From Deseret News archives:
Cheerleading dangerous? No kidding
Activity is a big source of major injuries to girls
"It's a whole new thing now," said Julie Nye, an assistant cheer coach at Jordan High, who was a cheerleader herself in high school and college just a few years ago. "It's definitely a sport now. Each year they add more and more. You have to be bigger and better, and sometimes riskier. It's definitely at a whole new level."
So most local cheerleading coaches were not surprised when a recently released national study revealed that cheerleading accounted for two-thirds of sports-related deaths or serious injuries to high school girls in the past 25 years.
Just last year, two out of every 100,000 high school athletes suffered catastrophic injuries while cheerleading. In football, that rate was 3.2 athletes out of every 100,000.
Between 1982 and 2007, the report by Frederick Mueller, director of the University of North Carolina's National Center for Catastrophic Sports Injury Research, showed 103 female athletes suffered catastrophic injuries or death playing sports and of that number 67 were cheerleaders.
Part of the explanation given is that in that same time frame, cheerleading evolved from leading chants and waving pom-poms to doing stunts and tumbling that require a high level of gymnastics training.
"That's one of the funnest things in cheer, is stunting and tumbling," said Gina Romney, cheerleading coach at Lehi High. "But I am very, very strict about safety protocol."
Stunting also allows cheerleaders to compete in regional and national competitions that put them center stage instead of in their traditionally supportive role on the sidelines of football games or the corner of the gymnasium.
The problem is that there is very little regulation and no enforcement, leaving it up to individual coaches to seek the training they may need to coach the cheer squad. Each coach also institutes his or her own safety requirements for squads, which leads to different requirements and restrictions from school to school.
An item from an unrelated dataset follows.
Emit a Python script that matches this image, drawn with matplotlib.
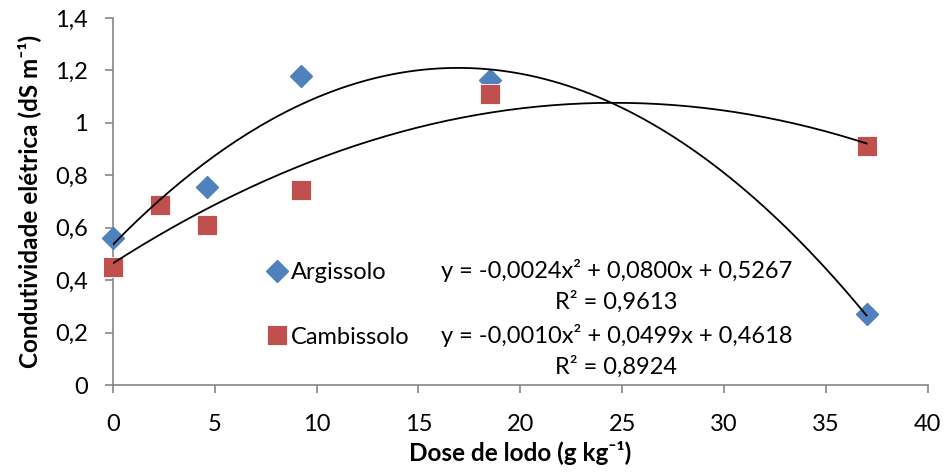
import numpy as np
import matplotlib
matplotlib.use("Agg")
import matplotlib.pyplot as plt

plt.rcParams['font.family'] = ['Lato', 'DejaVu Sans']

# doses de lodo (g kg-1) e condutividade elétrica (dS m-1)
dose_arg = [0, 4.625, 9.25, 18.5, 37]
ce_arg = [0.56, 0.755, 1.18, 1.165, 0.27]
dose_camb = [0, 2.3125, 4.625, 9.25, 18.5, 37]
ce_camb = [0.45, 0.685, 0.61, 0.745, 1.11, 0.91]

eq_linhas = ["y = -0,0024x² + 0,0800x + 0,5267", "R² = 0,9613",
             "y = -0,0010x² + 0,0499x + 0,4618", "R² = 0,8924"]

azul = '#4F81BD'
vermelho = '#C0504D'
cinza = '#868686'

fig = plt.figure(figsize=(9.45, 4.72), dpi=100)
ax = fig.add_axes([0.1196, 0.184, 0.862, 0.778])

# linhas de tendência polinomiais de 2a ordem
xs = np.linspace(0, 37, 200)
for x, y in [(dose_arg, ce_arg), (dose_camb, ce_camb)]:
  coef = np.polyfit(x, y, 2)
  ax.plot(xs, np.polyval(coef, xs), color='black', lw=1.3, zorder=4)

ax.plot(dose_arg, ce_arg, 'D', color=azul, ms=11, mec=azul, label='Argissolo', zorder=3, clip_on=False)
ax.plot(dose_camb, ce_camb, 's', color=vermelho, ms=15, mec='white', mew=0.6, label='Cambissolo',
        zorder=3, clip_on=False)

ax.set_xlim(0, 40)
ax.set_ylim(0, 1.4)
ax.set_xticks(range(0, 41, 5))
ax.set_yticks(np.arange(0, 1.41, 0.2))
ax.set_yticklabels(['0', '0,2', '0,4', '0,6', '0,8', '1', '1,2', '1,4'])
ax.tick_params(labelsize=17, colors=cinza, labelcolor='black', length=6, width=1.2, pad=12)
ax.tick_params(axis='x', pad=15)
for s in ['top', 'right']:
  ax.spines[s].set_visible(False)
for s in ['left', 'bottom']:
  ax.spines[s].set_color(cinza)
  ax.spines[s].set_linewidth(1.2)

ax.set_xlabel('Dose de lodo (g kg⁻¹)', fontsize=17.5, fontweight='bold', labelpad=4)
ax.set_ylabel('Condutividade elétrica (dS m⁻¹)', fontsize=17.5, fontweight='bold', labelpad=10)

ax.legend(loc='upper left', bbox_to_anchor=(0.172, 0.368), frameon=False, fontsize=17,
          handletextpad=0.1, labelspacing=1.85, borderpad=0, handlelength=1.0)

for linha, yy in zip(eq_linhas, [0.313, 0.226, 0.136, 0.049]):
  ax.text(0.618, yy, linha, transform=ax.transAxes, ha='center', va='center', fontsize=17)

fig.savefig('out.png', dpi=100)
"There are no requirements for coaches to get certain certifications," said Trish Andersen, the coach of Carbon High's cheerleading squad. "We've taken it upon ourselves to get every safety certification available, but it's not required."
In Utah, high school cheerleading coaches are required to go to risk management training because the Utah High School Activities Association covers cheerleading under its catastrophic insurance policy. That training, the coaches say, is not enough. One pointed out it doesn't even include CPR training.